[Start]
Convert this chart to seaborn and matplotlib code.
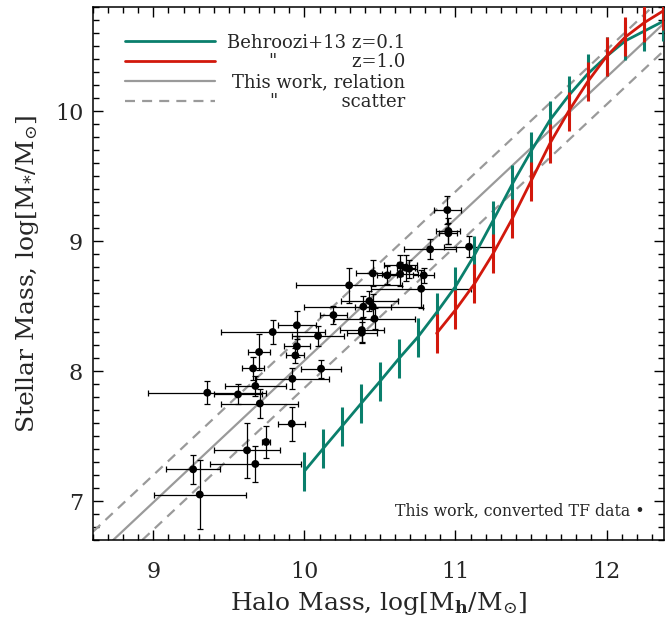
import numpy as np
import pandas as pd
import matplotlib
matplotlib.use("Agg")
import matplotlib.pyplot as plt
from matplotlib.lines import Line2D
from matplotlib.ticker import MultipleLocator
import seaborn as sns

# ---------------- data ----------------
# Behroozi+13, z=0.1
halo_z01 = [10.0, 10.125, 10.25, 10.375, 10.5, 10.625, 10.75, 10.875, 11.0, 11.125,
            11.25, 11.375, 11.5, 11.625, 11.75, 11.875, 12.0, 12.125, 12.25, 12.375]
mstar_z01 = [7.23, 7.405, 7.577, 7.75, 7.92, 8.095, 8.26, 8.45, 8.65, 8.89,
             9.16, 9.436, 9.69, 9.93, 10.12, 10.285, 10.42, 10.54, 10.615, 10.69]
# Behroozi+13, z=1.0
halo_z10 = [10.875, 11.0, 11.125, 11.25, 11.375, 11.5, 11.625, 11.75, 11.875,
            12.0, 12.125, 12.25, 12.375]
mstar_z10 = [8.29, 8.47, 8.67, 8.905, 9.17, 9.46, 9.75, 10.0, 10.225,
             10.42, 10.57, 10.68, 10.77]
behroozi_err = 0.15

# This work: relation and scatter
rel_slope = 1.09
rel_intercept = -2.82
rel_scatter = 0.21

# This work: converted TF data
tf_halo = [10.946, 10.953, 10.953, 10.832, 11.09, 10.634, 10.671, 10.693, 10.453, 10.548,
           10.634, 10.79, 10.773, 10.296, 10.43, 10.39, 10.452, 10.464, 10.192, 10.38,
           10.38, 9.95, 9.79, 10.09, 9.95, 9.94, 9.70, 9.66, 10.11, 9.92,
           9.675, 9.357, 9.56, 9.705, 9.916, 9.746, 9.62, 9.675, 9.263, 9.307]
tf_mstar = [9.238, 9.077, 9.06, 8.936, 8.956, 8.813, 8.795, 8.787, 8.751, 8.736,
            8.746, 8.736, 8.633, 8.659, 8.538, 8.495, 8.495, 8.402, 8.43, 8.315,
            8.295, 8.352, 8.30, 8.27, 8.19, 8.12, 8.146, 8.02, 8.018, 7.94,
            7.885, 7.833, 7.82, 7.75, 7.595, 7.454, 7.39, 7.285, 7.244, 7.05]
tf_halo_err = [0.088, 0.08, 0.06, 0.17, 0.165, 0.11, 0.06, 0.05, 0.114, 0.066,
               0.12, 0.07, 0.33, 0.35, 0.19, 0.395, 0.12, 0.27, 0.09, 0.147,
               0.10, 0.127, 0.345, 0.175, 0.086, 0.06, 0.074, 0.074, 0.13, 0.24,
               0.20, 0.39, 0.157, 0.255, 0.09, 0.025, 0.22, 0.30, 0.18, 0.305]
tf_mstar_err = [0.11, 0.10, 0.08, 0.077, 0.08, 0.08, 0.10, 0.07, 0.10, 0.07,
                0.09, 0.06, 0.145, 0.137, 0.08, 0.08, 0.10, 0.08, 0.07, 0.09,
                0.08, 0.108, 0.096, 0.08, 0.08, 0.06, 0.14, 0.09, 0.07, 0.08,
                0.08, 0.09, 0.077, 0.115, 0.13, 0.12, 0.21, 0.14, 0.113, 0.267]

legend_labels = ["Behroozi+13 z=0.1",
                 '"' + " " * 13 + "z=1.0",
                 "This work, relation",
                 '"' + " " * 11 + "scatter"]
note_text = "This work, converted TF data \u2022"
x_label = r"Halo Mass, log[M$_{\mathbf{h}}$/M$_{\odot}$]"
y_label = r"Stellar Mass, log[M$_{*}$/M$_{\odot}$]"
x_ticks = [9, 10, 11, 12]
y_ticks = [7, 8, 9, 10]
x_limits = (8.6, 12.38)
y_limits = (6.7, 10.8)

# ---------------- style ----------------
teal = "#0a7f6c"
red = "#d2180c"
gray = "#9a9a9a"

sns.set_style("ticks")
plt.rcParams["font.family"] = ["DejaVu Serif"]
plt.rcParams["mathtext.fontset"] = "dejavuserif"

fig = plt.figure(figsize=(6.65, 6.2), dpi=100)
ax = fig.add_axes([0.1398, 0.129, 0.8586, 0.8597])

# relation and scatter
ax.axline((0, rel_intercept), slope=rel_slope, color=gray, lw=1.6, zorder=1)
for s in (1, -1):
    ax.axline((0, rel_intercept + s * rel_scatter), slope=rel_slope, color=gray,
              lw=1.6, ls=(0, (4.5, 3.2)), zorder=1)

# TF data
ax.errorbar(tf_halo, tf_mstar, xerr=tf_halo_err, yerr=tf_mstar_err, fmt="none",
            ecolor="black", elinewidth=0.9, capsize=2.0, capthick=0.9, zorder=2)
sns.scatterplot(x=tf_halo, y=tf_mstar, color="black", s=32, edgecolor="none",
                zorder=3, ax=ax, legend=False)

# Behroozi curves
df = pd.concat([
    pd.DataFrame({"halo": halo_z01, "mstar": mstar_z01, "z": "0.1"}),
    pd.DataFrame({"halo": halo_z10, "mstar": mstar_z10, "z": "1.0"}),
])
for zlab, col, zo in (("0.1", teal, 4), ("1.0", red, 5)):
    sub = df[df["z"] == zlab]
    sns.lineplot(data=sub, x="halo", y="mstar", color=col, lw=2.0, estimator=None,
                 sort=False, ax=ax, zorder=zo, legend=False)
    ax.errorbar(sub["halo"], sub["mstar"], yerr=behroozi_err, fmt="none",
                ecolor=col, elinewidth=2.2, zorder=zo)

ax.set_xlim(*x_limits)
ax.set_ylim(*y_limits)
ax.set_xticks(x_ticks)
ax.set_yticks(y_ticks)
ax.xaxis.set_minor_locator(MultipleLocator(0.1))
ax.yaxis.set_minor_locator(MultipleLocator(0.1))
ax.tick_params(which="both", direction="in", top=True, right=True, width=1.0,
               color="black")
ax.tick_params(which="major", length=7.5)
ax.tick_params(which="minor", length=4)
ax.tick_params(axis="x", which="major", labelsize=16, pad=15)
ax.tick_params(axis="y", which="major", labelsize=16, pad=7)
for sp in ax.spines.values():
    sp.set_linewidth(1.1)
    sp.set_color("black")

ax.set_xlabel(x_label, fontsize=18, labelpad=5)
ax.set_ylabel(y_label, fontsize=18, labelpad=10)

handles = [Line2D([], [], color=teal, lw=2.0),
           Line2D([], [], color=red, lw=2.0),
           Line2D([], [], color=gray, lw=1.6),
           Line2D([], [], color=gray, lw=1.6, ls=(0, (4.5, 3.2)))]
leg = ax.legend(handles, legend_labels, loc="upper left", bbox_to_anchor=(0.056, 0.95),
                frameon=False, fontsize=13, handlelength=5.0, handletextpad=0.6,
                labelspacing=0.1, borderpad=0, borderaxespad=0)
try:
    col_box = leg._legend_handle_box.get_children()[0]
    col_box.set_width(280)
    for row in col_box.get_children():
        row.mode = "expand"
except Exception:
    pass

ax.text(0.967, 0.053, note_text, ha="right", va="center", fontsize=11.3,
        transform=ax.transAxes)

fig.savefig("out.png", dpi=100)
[End]
* Problem statement *
Write out exactly the lines between the start of the data and the line with "import seaborn as sns", including both, but none of the pictures.

* Complete output *
Convert this chart to seaborn and matplotlib code.
import numpy as np
import pandas as pd
import matplotlib
matplotlib.use("Agg")
import matplotlib.pyplot as plt
from matplotlib.lines import Line2D
from matplotlib.ticker import MultipleLocator
import seaborn as sns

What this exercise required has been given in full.